Biofuelwatch UK has issued a High Court legal challenge to the decision to grant Drax Power Limited consent to install carbon capture technology at the Yorkshire biomass power plant.
It would effectively allow the generation of electricity from burning almost entirely imported wood pellets to continue with large Government subsidies to 2035. Drax received £893 million in renewable energy subsidies in 2021 and a further £617m in 2022.
Biofuelwatch UK, which campaigns against the controversial burning of biomass, says the Energy Secretary’s decision to give development consent for the technology at up to two of the four biomass units in Selby is unlawful because likely harmful environmental effects were not assessed or taken into account, in breach of the 2017 Infrastructure Planning (Environmental Impact Assessment) (EIA) Regulations.
As a Nationally Significant Infrastructure Project (NSIP), the Bioenergy with Carbon Capture and Storage (BECCS) needed the EIA regulations to be followed carefully before it could be given government go-ahead.
In its application for judicial review, Biofuelwatch contends the Energy Secretary’s decision failed to comply with the EIA regulations in three ways:
- By zero-rating the carbon (CO2) emissions from biomass burning, i.e. treating it as producing no greenhouse gas (GHG) emissions, despite the obvious and indisputable fact that the combustion of biomass releases huge quantities of GHG emissions
- By excluding the CO2 emissions from the units to be fitted with the carbon capture technology
- By treating the works to construct and operate transport and storage facilities for captured carbon as a separate project. Biofuelwatch says the Humber Low Carbon Pipelines Project to transfer the CO2 and store it in rock formations under the North Sea is essential for the Carbon Capture Usage and Storage (CCUS) to operate as a whole and should have been treated as the same project for EIA purposes.
The impact of these errors on the decision was significant; they allowed the Energy Secretary to treat the project as resulting in a net reduction in emissions of 7,975,620 tCO2e per annum.
Katy Brown, Bioenergy campaigner with Biofuelwatch UK, said:
“The Energy Secretary’s decision to accept Drax’s claim that its BECCS scheme will result in a net reduction in emissions is extremely dangerous and irresponsible given we are at a tipping point in the climate crisis. Cutting down trees and shipping them around the world to be burnt in power stations can never be a climate solution. Drax is the single biggest carbon emitter in the UK. Its promise to capture and store this carbon uses a technology unproven with wood burning at this scale. Every large-scale coal and gas power plant equipped with Carbon Capture Storage has failed to meet its target for carbon capture performance. It is irrational to think that Carbon Capture Storage on a wood burning power plant can be more successful.
“Consenting to this madness means fossil fuel emissions will continue in the false expectation that they will be captured. Burning millions of tonnes of imported wood means continued devastation of the world’s forests with the associated impacts on animals, biodiversity and local communities. BECCS diverts money and attention from genuine climate solutions such as wind, solar and insulation which would reduce carbon emissions to the atmosphere in the timescale needed – this decade.”

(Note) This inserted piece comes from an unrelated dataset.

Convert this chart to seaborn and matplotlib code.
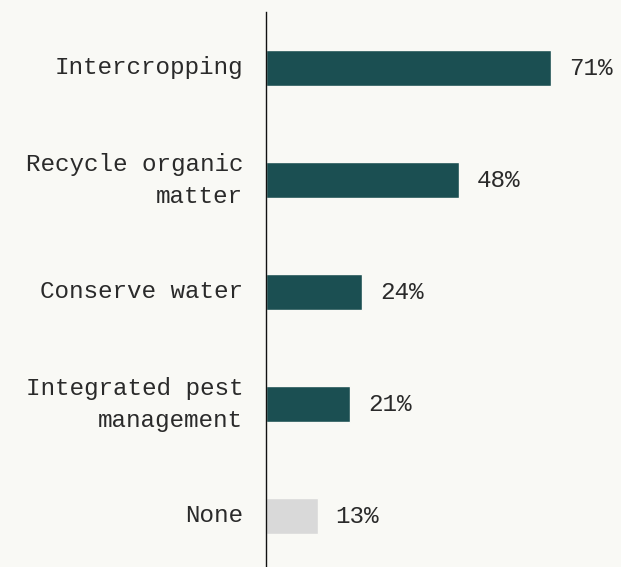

Dr Andrew Boswell, who gave evidence at the planning examination, said:
“The Secretary of State failed to lawfully assess the climate change impacts from the industrial scale burning of wood proposed at the Drax BECCS facility. When the emissions from the supply chain and the wood combustion itself are correctly calculated then the planned carbon capture power plant would be a large net positive emitter – this is even with Drax’s very optimistic estimates of how much carbon could be captured.
“This legal challenge is crucially important as it highlights that the UK Government’s reliance on so-called negative emissions technology is a risky and flawed policy for meeting our climate targets. Such technology is a deeply dangerous distraction from the real task of transitioning to a genuine renewable energy system, which must include energy storage and demand reduction on the path to reducing the UK’s impacts on the climate. The case is also important as it sends the message to international policy makers that BECCS cannot provide the genuine emissions reductions required to stabilise the global climate this century.”
Leigh Day solicitor Rowan Smith, who represents Biofuelwatch UK, said:
“The Government claims that it can ignore greenhouse gas emissions from the operation of Drax simply because an entirely separate regime says those emissions are reported in the country from where the biomass is imported. Our client’s arguments seek to expose that legal fiction. They also shine a light on whether the Government has minimised the environmental impacts by treating the transport and storage of the captured carbon as a separate project. We hope the Court will agree that these arguments warrant a full hearing.”